Notice? He couldn't even bring himself to use Nixon's NAME...just leaped to his "Demoncrats lost Vietnam by forcing 'that guy' to sign a peace treaty!"
LOL
Posted by Mask at 11/05/2009 @ 07:34am
BP, Nixon was a mass murderer and a lunatic and a sociopath and a war criminal.
Posted by rightwingnutcase at 11/05/2009 @ 12:19am | ignore this person | warn this person
So I guess we know just what JFK and LBJ are since one started and the other finished the escalation of the killing of vietnamese and deaths of American Servicemen if that is what you call the guy attempting to clean up their mess!
Posted by BigPasture at 11/05/2009 @ 07:39am
Notice how easy it is for the myopic self denying leftist to overlook JFK and LBJ the warmongers and mass murderers of the Demoncrat party! What fools!
Posted by BigPasture at 11/05/2009 @ 07:41am
WITH OR WITHOUT KARZAI, U S WILL NEVER WIN THIS ILLEGAL WAR.IT IS GOING TO BE OBAMA'S VIETNAM.
Posted by Dastu11 at 11/05/2009 @ 08:17am
Posted by Dastu11 at 11/05/2009 @ 08:17am | ignore this person | warn this person
You LIE about the war being illegal, unless you totally disreguard the constitution of the U.S.A. and Presidential powers. Hard to believe after 9 years there is anyone still this stupid about our laws!
Posted by BigPasture at 11/05/2009 @ 08:33am
Posted by BigPasture at 11/05/2009 @ 07:41am
Notice how the "independent" can't even bring himself to criticize even Nixon, not even a "Reagan conservative" (EPA, OSHA, Clean Air Act)???

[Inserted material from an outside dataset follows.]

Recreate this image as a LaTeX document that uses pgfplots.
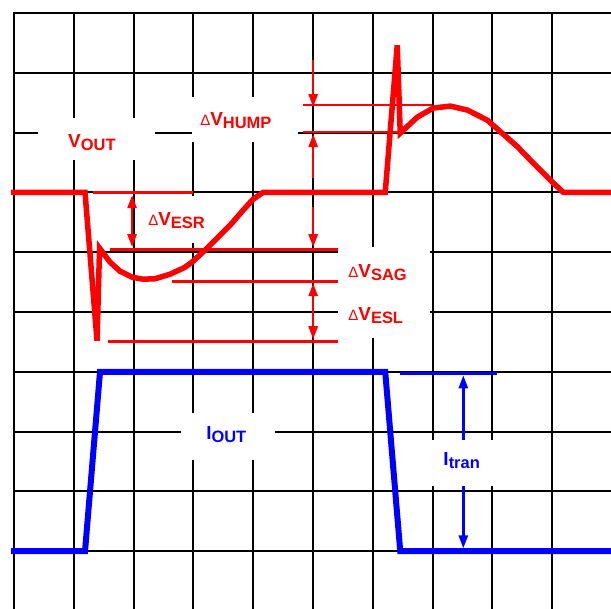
\documentclass[border=0pt]{standalone}
\usepackage{fontspec}
\setmainfont{Liberation Sans}
\usepackage{pgfplots}
\pgfplotsset{compat=1.18}
\usetikzlibrary{arrows.meta}
\definecolor{vred}{RGB}{255,0,0}
\definecolor{iblue}{RGB}{0,0,255}
\newcommand{\lab}[2]{{\fontsize{19}{19}\selectfont\bfseries #1\raisebox{-3.5bp}{\fontsize{16.5}{16.5}\selectfont #2}}}
\newcommand{\dl}{{\fontsize{15}{15}\selectfont\mdseries Δ}}
\begin{document}
\begin{tikzpicture}
\begin{axis}[x=59.75bp, y=59.75bp, xmin=-0.234, xmax=9.985, ymin=0.042, ymax=10.218,
  hide axis, clip=true, clip bounding box=upper bound]
\path (axis cs:-0.234,0.042) rectangle (axis cs:9.985,10.218);
% grid
\pgfplotsinvokeforeach{0,...,10}{
  \draw[black, line width=2bp, line cap=rect] (axis cs:#1,0) -- (axis cs:#1,10);
  \draw[black, line width=2bp, line cap=rect] (axis cs:0,#1) -- (axis cs:10,#1);
}
% white label boxes
\fill[white] (axis cs:0.402,7.540) rectangle (axis cs:2.360,8.243);
\fill[white] (axis cs:2.979,7.841) rectangle (axis cs:4.753,8.594);
\fill[white] (axis cs:2.109,6.151) rectangle (axis cs:3.364,6.937);
\fill[white] (axis cs:5.423,4.561) rectangle (axis cs:6.962,6.084);
\fill[white] (axis cs:2.795,2.519) rectangle (axis cs:4.368,3.305);
\fill[white] (axis cs:6.795,2.084) rectangle (axis cs:8.134,2.854);
% V_OUT
\addplot[vred, line width=5.5bp, line join=miter, mark=none] coordinates {
 (-0.05,7.0) (1.188,7.0) (1.389,4.52) (1.431,6.067)
 (1.607,5.833) (1.774,5.682) (1.975,5.582) (2.159,5.548) (2.360,5.556)
 (2.611,5.632) (2.862,5.749) (2.996,5.849) (3.230,6.067) (3.448,6.285)
 (3.615,6.452) (3.833,6.703) (4.000,6.887) (4.167,7.0)
 (6.209,7.0) (6.410,9.46) (6.460,7.992)
 (6.745,8.259) (7.012,8.410) (7.297,8.444) (7.582,8.377) (7.916,8.209)
 (8.134,8.017) (8.418,7.766) (8.686,7.490) (8.971,7.205) (9.188,7.0) (10.06,7.0)
};
% I_OUT
\addplot[iblue, line width=6bp, line join=miter, mark=none] coordinates {
 (-0.05,1.0) (1.188,1.0) (1.439,4.0) (6.209,4.0) (6.460,1.0) (10.06,1.0)
};
% red reference lines
\begin{scope}[vred, line width=2.7bp]
\draw (axis cs:1.322,7.0) -- (axis cs:2.996,7.0);
\draw (axis cs:1.607,6.050) -- (axis cs:5.423,6.050);
\draw (axis cs:2.644,5.515) -- (axis cs:5.423,5.515);
\draw (axis cs:1.573,4.510) -- (axis cs:5.423,4.510);
\draw (axis cs:4.837,8.460) -- (axis cs:6.996,8.460);
\draw (axis cs:4.837,8.008) -- (axis cs:6.427,8.008);
\end{scope}
% red arrows
\begin{scope}[vred, line width=2.5bp]
\draw[{Triangle[length=13bp,width=9bp]}-{Triangle[length=13bp,width=9bp]}] (axis cs:1.975,6.954) -- (axis cs:1.975,6.084);
\draw[-{Triangle[length=13bp,width=9bp]}] (axis cs:5.004,9.213) -- (axis cs:5.004,8.427);
\draw[-{Triangle[length=13bp,width=9bp]}] (axis cs:5.004,7.238) -- (axis cs:5.004,7.975);
\draw[-{Triangle[length=13bp,width=9bp]}] (axis cs:5.004,6.753) -- (axis cs:5.004,6.084);
\draw[{Triangle[length=13bp,width=9bp]}-{Triangle[length=13bp,width=9bp]}] (axis cs:5.004,5.481) -- (axis cs:5.004,4.544);
\end{scope}
% blue arrows
\begin{scope}[iblue, line width=2.5bp]
\draw (axis cs:6.46,3.975) -- (axis cs:8.084,3.975);
\draw[-{Triangle[length=13bp,width=9bp]}] (axis cs:7.515,2.854) -- (axis cs:7.515,3.941);
\draw[-{Triangle[length=13bp,width=9bp]}] (axis cs:7.515,2.084) -- (axis cs:7.515,1.046);
\end{scope}
% labels
\node[anchor=base west, inner sep=0, text=vred] at (axis cs:0.904,7.757) {\lab{V}{OUT}};
\node[anchor=base west, inner sep=0, text=vred] at (axis cs:3.113,8.126) {\dl\lab{V}{HUMP}};
\node[anchor=base west, inner sep=0, text=vred] at (axis cs:2.243,6.452) {\dl\lab{V}{ESR}};
\node[anchor=base west, inner sep=0, text=vred] at (axis cs:5.590,5.582) {\dl\lab{V}{SAG}};
\node[anchor=base west, inner sep=0, text=vred] at (axis cs:5.590,4.862) {\dl\lab{V}{ESL}};
\node[anchor=base west, inner sep=0, text=iblue] at (axis cs:3.213,2.870) {\lab{I}{OUT}};
\node[anchor=base west, inner sep=0, text=iblue] at (axis cs:7.180,2.435) {\lab{I}{tran}};
\end{axis}
\end{tikzpicture}
\end{document}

Posted by Mask at 11/05/2009 @ 08:46am
WHY US ATTACKED AFGHANISTAN? IS ANY AFGHANI INVOLVED IN 9/11 ATTACKS? USA IS NOT THE COUNTRY IN THIS WORLD.IS THE IRAQ WAR WAS LEGAL?US SEARCHED EVEN THE MOUTH OF SADDAM IN SEARCH OF WMD.WHY THE US IS NOT WINNING THE AFGHAN WAR, EVEN AFTER 9 YEARS.IN THIS CRIME AGAINST HUMANITY IT'S NATO ALLIES ARE ALSO BECAME PARTNERS OF US.WORLD'S BEST ARMIES WITH THE BEST WEAPONS ARE IN DEEP TROUBLE THERE. WHAT A SHAME.
Posted by Dastu11 at 11/05/2009 @ 08:48am
Dastu....WHY do you have to use all caps?
Are you afraid nobody will pay attention to your rants if you don't?
Cuz you're bucking for the Ignore Pile, if you don't tap that Caps Lock.